The motivation for beginning this blog was twofold.  First, my mother was always mystified by the Internet.  For example, when Internet shopping just began to be popular, my mother, who was in her 80s at the time, called me and said “I think I should come down there and see what this Internet thing is.” I replied, “Mother, they have the Internet in Chicago too.” She insisted that “no, I don’t think so, I think I need to come to St. Louis to see it.” My mother, who was never afraid to take things apart and make them work better couldn’t fathom the Internet because she couldn’t “see” it. She knew I used it a lot, but she didn’t know what it was. What I learned quickly was that I could only explain this fascinating new tool by relating it back to things she had experienced and did understand. After all, an ISP was essentially a telephone exchange, and a URL was used the same as a street address. She could relate to the need for locks on her doors and windows, and that could be used to explain the various kinds of computer security needed for safe use of the Internet. A blog is nothing more than a diary where those reading it actually admit it and leave comments. In other words, I could explain this “Internet thing” as long as I related it back to the things she knew and understood in the physical world.
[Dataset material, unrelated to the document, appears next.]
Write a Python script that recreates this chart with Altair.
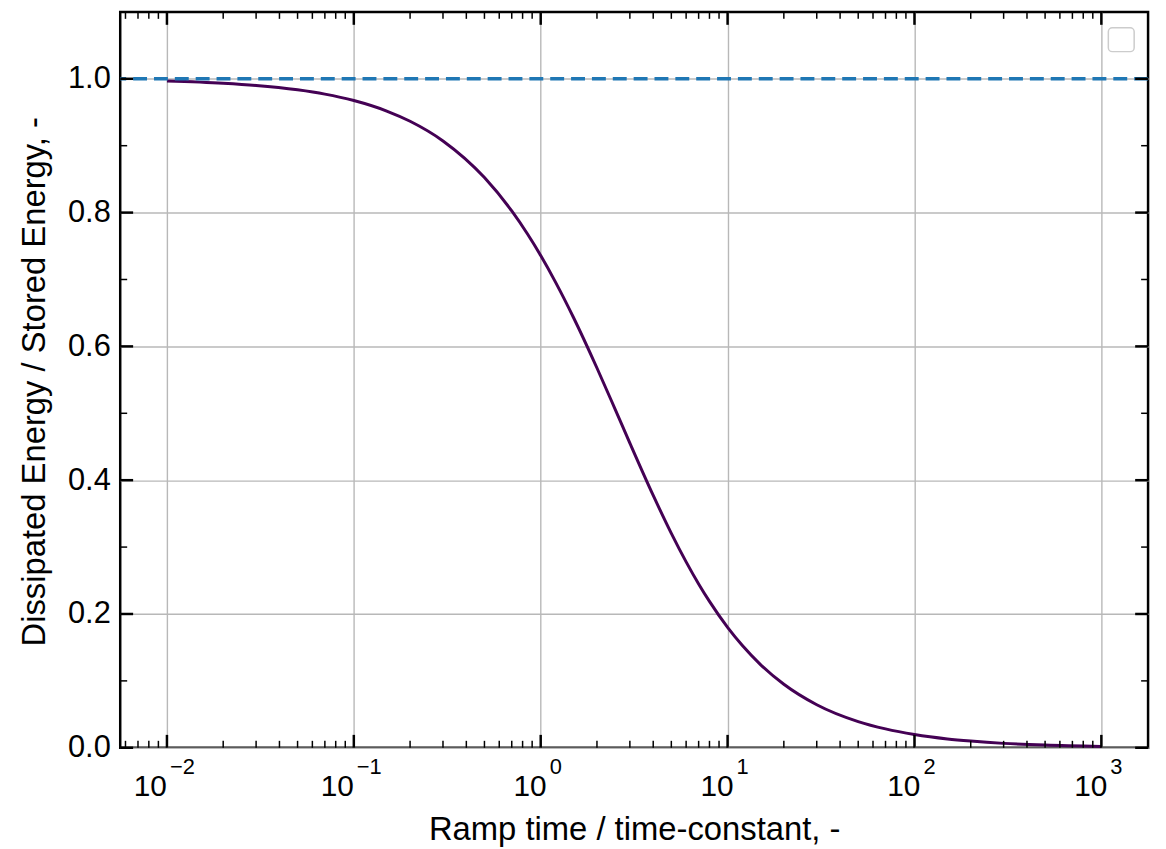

My second motivation came from a swimming pool. I had a bad knee for years and needed to exercise in a pool to avoid further injury, so I joined a water aerobic class. Most such classes, I have learned, are populated by women over 65, so I was always the “kid” in the class. I did not talk much about my background because people tend to be put off both by professors and “computer people.” But, it did slowly leak out that I was both. Thereafter people began to ask me questions about their computers. It is challenging, to say the least, to answer questions about computers when you are in a pool, there is no computer around, and your listeners do not really have much background from which to explain their problems. From this I learned to ask questions and explain fairly complicated problems and options in the simplest way I could. Here too I relied upon the tool of referring back to the physical world to explain how the electronics work.

My goal is to apply the same approach to making the information available to a wider audience.